FOR IMMEDIATE RELEASE
Oxfam urges Congressional response to rising food pricesApr 21, 2008
WASHINGTON, DC — International agency Oxfam America called on Congress today to increase food aid funds and add flexibilities for local purchase in order to help address a mounting crisis in many poor countries due to high food prices.
Oxfam made the call on the heels of President Bush’s move last week to release $200 million in emergency aid to help nations where surging food prices have increased hunger. Congress is continuing this week to negotiate the 2008 Farm Bill, which mandates the food aid program only to buy US grown commodities for those facing starvation overseas.
“Rising food prices threaten to reverse the long-term trend of reducing the number of chronically hungry people around the world, last estimated at around 850 million,” said Raymond C. Offenheiser, president Oxfam America. “Congress should act now to make our food aid more efficient by allowing food to be purchased closer to where it is needed, reaching many more hungry people.”
Prices for staples such as rice, corn, and wheat have all reached record highs in the last few months, triggering alarms of food insecurity. Many of the poorest people in developing countries spend between 50-80% of their income on food meaning that any increase in food prices will reduce food consumption and increase hunger, especially for those already living on the edge. This could also lead to social instability, already demonstrated by food riots in Mexico, Egypt, Tanzania, Yemen, Morocco, Senegal, and Burkina Faso. The World Bank estimates that 33 countries face potential social unrest because of the acute hike in food and energy prices.
“Across Africa, hard won gains in development are being put at risks by higher food prices,” said Offenheiser. “We’re now seeing families lowering the quantity and quality of their meals, children getting pulled out from school, and increased tensions between different groups over natural resources land and water, sparking fears of instability if something is not done immediately to curb unaffordable food prices.”
Price rises have been driven by a number of factors including increased demand from India and China and other advanced developing countries, population growth, increased demand for biofuels, and high oil and input prices leading to increasing input costs for producers and traders.

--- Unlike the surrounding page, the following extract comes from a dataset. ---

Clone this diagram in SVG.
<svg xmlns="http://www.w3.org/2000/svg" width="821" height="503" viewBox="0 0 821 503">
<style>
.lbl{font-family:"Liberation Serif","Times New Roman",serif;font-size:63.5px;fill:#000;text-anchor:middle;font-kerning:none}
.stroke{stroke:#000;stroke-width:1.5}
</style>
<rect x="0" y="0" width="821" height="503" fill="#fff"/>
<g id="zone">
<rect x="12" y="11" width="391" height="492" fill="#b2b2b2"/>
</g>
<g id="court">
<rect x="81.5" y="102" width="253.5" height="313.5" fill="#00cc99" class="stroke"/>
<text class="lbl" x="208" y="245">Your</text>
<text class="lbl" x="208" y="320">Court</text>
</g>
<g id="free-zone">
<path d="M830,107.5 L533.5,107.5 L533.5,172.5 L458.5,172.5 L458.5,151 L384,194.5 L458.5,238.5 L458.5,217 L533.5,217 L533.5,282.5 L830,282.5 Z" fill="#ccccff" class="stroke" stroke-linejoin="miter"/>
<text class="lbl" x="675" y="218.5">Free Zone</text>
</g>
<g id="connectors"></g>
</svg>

Increasingly erratic weather, due in part to climate change, has had a negative impact on food supplies – with crop failures in some key grain producing countries.
“The problem has several causes, and requires several responses. We need to support safety nets in poor countries to help people in desperate poverty. We need to invest in small-scale agriculture to help spur food production in poor countries. We need to revisit mandates for the production of corn-based ethanol to determine how they contribute to the problem. But the simplest and most effective thing we can do immediately is to permit US food aid programs to purchase locally-grown food to avert starvation,” said Offenheiser.

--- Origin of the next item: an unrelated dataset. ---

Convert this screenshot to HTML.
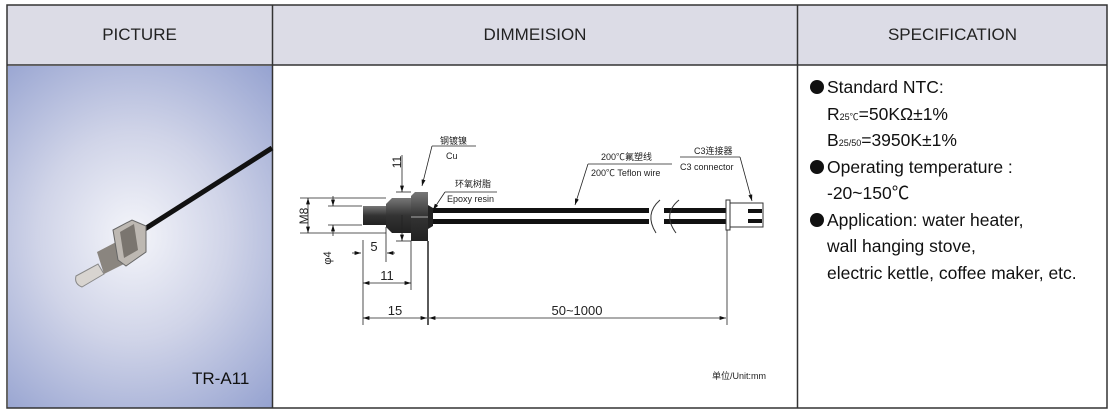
<!DOCTYPE html>
<html><head><meta charset="utf-8"><style>
body{margin:0;background:#fff;width:1114px;height:411px;overflow:hidden;font-family:"Liberation Sans","Noto Sans CJK SC",sans-serif;}
.a{position:absolute;}
.hd{position:absolute;top:5px;height:60px;background:#dcdce6;color:#222;font-size:17px;line-height:60px;text-align:center;}
.sp{position:absolute;left:827px;font-size:17.5px;color:#111;white-space:nowrap;line-height:20px;}
.b{position:absolute;left:-17px;top:3px;width:14px;height:14px;border-radius:50%;background:#111;}
</style></head><body>
<div class="hd" style="left:7px;width:265px">PICTURE</div>
<div class="hd" style="left:273px;width:524px">DIMMEISION</div>
<div class="hd" style="left:798px;width:309px">SPECIFICATION</div>
<div class="a" style="left:8px;top:66px;width:264px;height:342px;background:radial-gradient(ellipse 210px 230px at 125px 170px,#f4f5fa 0%,#d0d4e8 45%,#95a2d0 100%)"></div>
<svg class="a" style="left:0;top:0" width="1114" height="411">
<g stroke="#333" fill="none">
<rect x="7" y="5" width="1100" height="403" stroke-width="1.5"/>
<line x1="7" y1="65" x2="1107" y2="65" stroke-width="1.5"/>
<line x1="272.5" y1="5" x2="272.5" y2="408" stroke-width="1.5"/>
<line x1="797.5" y1="5" x2="797.5" y2="408" stroke-width="1.5"/>
</g>
<!-- photo -->
<line x1="140" y1="232" x2="272" y2="148" stroke="#111" stroke-width="5"/>
<path d="M76 276 L98 264 L104 274 L82 287 Q74 284 76 276Z" fill="#d8d4d0" stroke="#888" stroke-width="1"/>
<path d="M97 252 L120 240 L128 262 L104 274 Z" fill="#8a857f"/>
<path d="M113 230 L132 220 L146 226 L146 252 L126 266 L118 260 Z" fill="#bdb8b2" stroke="#666"/>
<path d="M120 232 L134 224 L138 250 L124 258Z" fill="#7a756f"/>
<!-- diagram -->
<defs><linearGradient id="g" x1="0" y1="0" x2="0" y2="1"><stop offset="0" stop-color="#777"/><stop offset=".5" stop-color="#333"/><stop offset="1" stop-color="#222"/></linearGradient>
<marker id="ar" markerWidth="8" markerHeight="6" refX="8" refY="3" orient="auto"><path d="M0 0.5L8 3L0 5.5Z" fill="#111"/></marker></defs>
<rect x="363" y="206" width="23" height="19" fill="url(#g)"/>
<path d="M386 204 L392 198 L411 198 L411 233 L392 233 L386 227Z" fill="url(#g)"/>
<path d="M411 196 L415 192 L428 192 L428 241 L411 241Z" fill="url(#g)"/>
<line x1="411" y1="217" x2="428" y2="217" stroke="#aaa"/>
<path d="M428 205 L433 208 L433 226 L428 229Z" fill="#222"/>
<rect x="433" y="208" width="216" height="5" fill="#111"/>
<rect x="433" y="219" width="216" height="5" fill="#111"/>
<rect x="664" y="208" width="62" height="5" fill="#111"/>
<rect x="664" y="219" width="62" height="5" fill="#111"/>
<g stroke="#333" fill="none" stroke-width="1">
<path d="M660 200 Q644 214 656 233"/><path d="M679 200 Q662 214 676 233"/>
<rect x="726" y="200" width="4" height="30"/><rect x="730" y="203" width="33" height="24"/>
</g>
<rect x="748" y="209" width="14" height="4" fill="#111"/><rect x="748" y="219" width="14" height="4" fill="#111"/>
<g stroke="#222" stroke-width="0.8" fill="none">
<line x1="300" y1="198" x2="386" y2="198"/><line x1="300" y1="233" x2="386" y2="233"/>
<line x1="308" y1="215" x2="308" y2="198" marker-end="url(#ar)"/><line x1="308" y1="215" x2="308" y2="233" marker-end="url(#ar)"/>
<line x1="328" y1="206" x2="362" y2="206"/><line x1="328" y1="225" x2="362" y2="225"/>
<line x1="333" y1="196" x2="333" y2="206" marker-end="url(#ar)"/><line x1="333" y1="236" x2="333" y2="225" marker-end="url(#ar)"/>
<line x1="402" y1="155" x2="402" y2="192" marker-end="url(#ar)"/><line x1="402" y1="215" x2="402" y2="241" marker-end="url(#ar)"/>
<line x1="396" y1="192" x2="411" y2="192"/><line x1="396" y1="241" x2="411" y2="241"/>
<line x1="352" y1="253" x2="361" y2="253" marker-end="url(#ar)"/><line x1="395" y1="253" x2="387" y2="253" marker-end="url(#ar)"/>
<line x1="363" y1="240" x2="363" y2="325"/><line x1="386" y1="227" x2="386" y2="262"/>
<line x1="411" y1="241" x2="411" y2="290"/>
<line x1="428" y1="241" x2="428" y2="325" stroke-width="1.5"/><line x1="727" y1="230" x2="727" y2="325"/>
<line x1="387" y1="283" x2="363" y2="283" marker-end="url(#ar)"/><line x1="387" y1="283" x2="411" y2="283" marker-end="url(#ar)"/>
<line x1="395" y1="318" x2="363" y2="318" marker-end="url(#ar)"/><line x1="395" y1="318" x2="427" y2="318" marker-end="url(#ar)"/>
<line x1="575" y1="318" x2="429" y2="318" marker-end="url(#ar)"/><line x1="575" y1="318" x2="726" y2="318" marker-end="url(#ar)"/>
<line x1="432" y1="146" x2="476" y2="146"/><line x1="432" y1="146" x2="422" y2="186" marker-end="url(#ar)"/>
<line x1="445" y1="192" x2="497" y2="192"/><line x1="445" y1="192" x2="433" y2="210" marker-end="url(#ar)"/>
<line x1="588" y1="164" x2="672" y2="164"/><line x1="588" y1="164" x2="575" y2="205" marker-end="url(#ar)"/>
<line x1="680" y1="157" x2="740" y2="157"/><line x1="740" y1="157" x2="752" y2="201" marker-end="url(#ar)"/>
</g>
<g font-family="Liberation Sans,Noto Sans CJK SC,sans-serif" fill="#222">
<text x="304" y="216" font-size="12" text-anchor="middle" transform="rotate(-90 304 216)" dy="4">M8</text>
<text x="327" y="258" font-size="11" text-anchor="middle" transform="rotate(-90 327 258)" dy="4">φ4</text>
<text x="397" y="162" font-size="12" text-anchor="middle" transform="rotate(-90 397 162)" dy="4">11</text>
<text x="374" y="251" font-size="13" text-anchor="middle">5</text>
<text x="387" y="280" font-size="13" text-anchor="middle">11</text>
<text x="395" y="315" font-size="13" text-anchor="middle">15</text>
<text x="577" y="315" font-size="13" text-anchor="middle">50~1000</text>
<text x="440" y="144" font-size="9">钢镀镍</text><text x="446" y="159" font-size="9">Cu</text>
<text x="455" y="187" font-size="9">环氧树脂</text><text x="447" y="202" font-size="9">Epoxy resin</text>
<text x="601" y="160" font-size="9">200℃氟塑线</text><text x="591" y="176" font-size="9">200℃ Teflon wire</text>
<text x="694" y="154" font-size="9">C3连接器</text><text x="680" y="170" font-size="9">C3 connector</text>
<text x="712" y="379" font-size="9">单位/Unit:mm</text>
<text x="192" y="384" font-size="17" fill="#111">TR-A11</text>
</g>
</svg>
<div class="sp" style="top:77px"><span class="b"></span>Standard NTC:</div>
<div class="sp" style="top:104px">R<span style="font-size:9px">25℃</span>=50KΩ±1%</div>
<div class="sp" style="top:130px">B<span style="font-size:9px">25/50</span>=3950K±1%</div>
<div class="sp" style="top:157px"><span class="b"></span>Operating temperature :</div>
<div class="sp" style="top:183px">-20~150℃</div>
<div class="sp" style="top:210px"><span class="b"></span>Application: water heater,</div>
<div class="sp" style="top:236px">wall hanging stove,</div>
<div class="sp" style="top:263px">electric kettle, coffee maker, etc.</div>
</body></html>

While America provides half of the world's food aid, this generosity is undermined by legal restrictions and bureaucracy, as food aid must be purchased in the US and transported on US-flagged ships. As a result, food aid takes months to deliver and costs twice as much. Higher food prices mean that food aid dollars will buy less food. With the number of hungry people set to rise and the supply of food aid is shrinking, we may not be able to afford this inefficiency in the future. Congress needs to urgently shift some food aid resources into cash for local purchase, making food aid delivery faster and more efficient and more flexible, according to Oxfam.
“On the verge of a massive worldwide crisis it is unconscionable to allow special interests and bureaucracy to deprive poor and vulnerable people food.” said Offenheiser. “If there ever was a time for reform of the US food aid system the time is now, there’s no time to spare.”